— start of MATERIAL —

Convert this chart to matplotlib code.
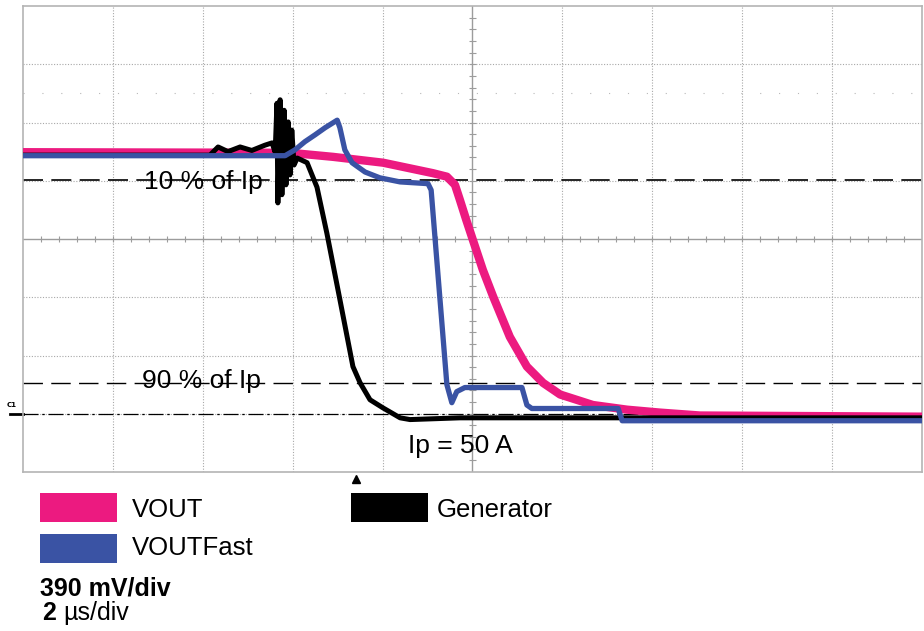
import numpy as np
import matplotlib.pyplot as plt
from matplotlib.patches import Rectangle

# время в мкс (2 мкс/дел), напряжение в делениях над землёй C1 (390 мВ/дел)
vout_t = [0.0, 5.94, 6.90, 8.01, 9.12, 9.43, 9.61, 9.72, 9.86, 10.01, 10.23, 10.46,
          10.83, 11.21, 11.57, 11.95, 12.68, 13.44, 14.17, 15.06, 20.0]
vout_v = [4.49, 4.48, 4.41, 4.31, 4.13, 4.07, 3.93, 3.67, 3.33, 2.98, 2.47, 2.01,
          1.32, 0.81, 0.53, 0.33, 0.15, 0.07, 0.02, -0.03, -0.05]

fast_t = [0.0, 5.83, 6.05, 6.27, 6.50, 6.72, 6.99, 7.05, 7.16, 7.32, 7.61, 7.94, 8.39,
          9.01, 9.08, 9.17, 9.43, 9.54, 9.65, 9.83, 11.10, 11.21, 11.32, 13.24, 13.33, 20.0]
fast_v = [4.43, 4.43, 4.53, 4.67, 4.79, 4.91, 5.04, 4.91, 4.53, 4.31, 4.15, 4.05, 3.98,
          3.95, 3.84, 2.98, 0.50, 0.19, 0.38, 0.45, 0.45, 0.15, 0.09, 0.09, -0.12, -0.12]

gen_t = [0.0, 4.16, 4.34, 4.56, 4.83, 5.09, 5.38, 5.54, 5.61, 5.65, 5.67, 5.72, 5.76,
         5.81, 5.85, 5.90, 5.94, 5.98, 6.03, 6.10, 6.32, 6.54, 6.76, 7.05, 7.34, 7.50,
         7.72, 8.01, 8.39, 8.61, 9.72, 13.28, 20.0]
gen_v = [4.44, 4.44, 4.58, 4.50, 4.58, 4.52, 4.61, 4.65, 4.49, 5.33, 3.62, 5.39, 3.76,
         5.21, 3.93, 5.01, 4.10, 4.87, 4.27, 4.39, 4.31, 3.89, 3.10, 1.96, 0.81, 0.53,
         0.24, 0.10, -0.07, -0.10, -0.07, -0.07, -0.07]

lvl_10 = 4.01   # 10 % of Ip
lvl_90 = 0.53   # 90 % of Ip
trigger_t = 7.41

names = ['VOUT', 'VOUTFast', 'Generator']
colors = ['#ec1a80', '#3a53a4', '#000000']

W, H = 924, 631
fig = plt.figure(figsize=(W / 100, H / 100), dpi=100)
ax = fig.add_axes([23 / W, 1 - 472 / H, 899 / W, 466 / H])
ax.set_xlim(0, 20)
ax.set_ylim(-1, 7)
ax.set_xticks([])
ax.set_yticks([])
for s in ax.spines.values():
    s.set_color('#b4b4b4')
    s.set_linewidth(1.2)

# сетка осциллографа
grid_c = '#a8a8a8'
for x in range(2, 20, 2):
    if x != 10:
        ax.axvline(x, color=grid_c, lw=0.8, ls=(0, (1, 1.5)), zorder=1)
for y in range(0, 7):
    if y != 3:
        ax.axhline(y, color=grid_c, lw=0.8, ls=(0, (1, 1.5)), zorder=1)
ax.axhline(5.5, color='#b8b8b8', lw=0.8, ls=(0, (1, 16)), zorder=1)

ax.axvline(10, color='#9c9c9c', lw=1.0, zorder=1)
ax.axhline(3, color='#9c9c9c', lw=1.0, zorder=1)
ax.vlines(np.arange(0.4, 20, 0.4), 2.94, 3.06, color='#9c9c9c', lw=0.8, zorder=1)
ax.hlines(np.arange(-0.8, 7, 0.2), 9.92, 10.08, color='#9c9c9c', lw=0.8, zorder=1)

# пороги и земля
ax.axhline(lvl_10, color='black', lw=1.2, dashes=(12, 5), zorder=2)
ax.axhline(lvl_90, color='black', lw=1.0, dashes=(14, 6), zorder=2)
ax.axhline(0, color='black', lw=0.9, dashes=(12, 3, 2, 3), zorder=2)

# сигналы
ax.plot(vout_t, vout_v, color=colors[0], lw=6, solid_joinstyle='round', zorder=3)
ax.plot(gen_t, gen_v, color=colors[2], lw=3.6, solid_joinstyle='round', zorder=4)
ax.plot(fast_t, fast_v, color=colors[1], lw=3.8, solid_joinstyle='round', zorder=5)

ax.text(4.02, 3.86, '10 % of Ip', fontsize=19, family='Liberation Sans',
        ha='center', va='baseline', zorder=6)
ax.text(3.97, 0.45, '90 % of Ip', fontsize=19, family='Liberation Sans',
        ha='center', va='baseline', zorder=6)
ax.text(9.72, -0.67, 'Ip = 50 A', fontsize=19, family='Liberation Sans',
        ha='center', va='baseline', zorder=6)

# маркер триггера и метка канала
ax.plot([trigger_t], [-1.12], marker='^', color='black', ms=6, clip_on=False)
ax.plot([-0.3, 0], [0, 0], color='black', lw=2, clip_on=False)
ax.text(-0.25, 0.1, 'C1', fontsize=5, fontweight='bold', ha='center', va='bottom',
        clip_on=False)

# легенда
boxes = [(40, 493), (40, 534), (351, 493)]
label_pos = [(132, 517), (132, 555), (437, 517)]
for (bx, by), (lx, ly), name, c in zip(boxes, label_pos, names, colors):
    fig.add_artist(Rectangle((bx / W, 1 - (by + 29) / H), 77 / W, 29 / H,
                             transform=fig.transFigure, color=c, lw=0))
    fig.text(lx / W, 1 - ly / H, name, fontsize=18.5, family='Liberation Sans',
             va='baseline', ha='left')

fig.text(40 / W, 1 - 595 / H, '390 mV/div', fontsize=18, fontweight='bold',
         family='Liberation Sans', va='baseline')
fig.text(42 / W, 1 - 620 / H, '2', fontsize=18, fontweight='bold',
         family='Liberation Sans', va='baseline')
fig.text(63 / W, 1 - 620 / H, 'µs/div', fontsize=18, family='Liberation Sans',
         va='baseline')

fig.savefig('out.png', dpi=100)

— end of MATERIAL —

AIM OF THE EXERCISE -
Write out nothing but the lines from the start of the data through the line with "s.set_linewidth(1.2)". Leave out the pictures.

SOLUTION FOR THIS PROBLEM -
Convert this chart to matplotlib code.
import numpy as np
import matplotlib.pyplot as plt
from matplotlib.patches import Rectangle

# время в мкс (2 мкс/дел), напряжение в делениях над землёй C1 (390 мВ/дел)
vout_t = [0.0, 5.94, 6.90, 8.01, 9.12, 9.43, 9.61, 9.72, 9.86, 10.01, 10.23, 10.46,
          10.83, 11.21, 11.57, 11.95, 12.68, 13.44, 14.17, 15.06, 20.0]
vout_v = [4.49, 4.48, 4.41, 4.31, 4.13, 4.07, 3.93, 3.67, 3.33, 2.98, 2.47, 2.01,
          1.32, 0.81, 0.53, 0.33, 0.15, 0.07, 0.02, -0.03, -0.05]

fast_t = [0.0, 5.83, 6.05, 6.27, 6.50, 6.72, 6.99, 7.05, 7.16, 7.32, 7.61, 7.94, 8.39,
          9.01, 9.08, 9.17, 9.43, 9.54, 9.65, 9.83, 11.10, 11.21, 11.32, 13.24, 13.33, 20.0]
fast_v = [4.43, 4.43, 4.53, 4.67, 4.79, 4.91, 5.04, 4.91, 4.53, 4.31, 4.15, 4.05, 3.98,
          3.95, 3.84, 2.98, 0.50, 0.19, 0.38, 0.45, 0.45, 0.15, 0.09, 0.09, -0.12, -0.12]

gen_t = [0.0, 4.16, 4.34, 4.56, 4.83, 5.09, 5.38, 5.54, 5.61, 5.65, 5.67, 5.72, 5.76,
         5.81, 5.85, 5.90, 5.94, 5.98, 6.03, 6.10, 6.32, 6.54, 6.76, 7.05, 7.34, 7.50,
         7.72, 8.01, 8.39, 8.61, 9.72, 13.28, 20.0]
gen_v = [4.44, 4.44, 4.58, 4.50, 4.58, 4.52, 4.61, 4.65, 4.49, 5.33, 3.62, 5.39, 3.76,
         5.21, 3.93, 5.01, 4.10, 4.87, 4.27, 4.39, 4.31, 3.89, 3.10, 1.96, 0.81, 0.53,
         0.24, 0.10, -0.07, -0.10, -0.07, -0.07, -0.07]

lvl_10 = 4.01   # 10 % of Ip
lvl_90 = 0.53   # 90 % of Ip
trigger_t = 7.41

names = ['VOUT', 'VOUTFast', 'Generator']
colors = ['#ec1a80', '#3a53a4', '#000000']

W, H = 924, 631
fig = plt.figure(figsize=(W / 100, H / 100), dpi=100)
ax = fig.add_axes([23 / W, 1 - 472 / H, 899 / W, 466 / H])
ax.set_xlim(0, 20)
ax.set_ylim(-1, 7)
ax.set_xticks([])
ax.set_yticks([])
for s in ax.spines.values():
    s.set_color('#b4b4b4')
    s.set_linewidth(1.2)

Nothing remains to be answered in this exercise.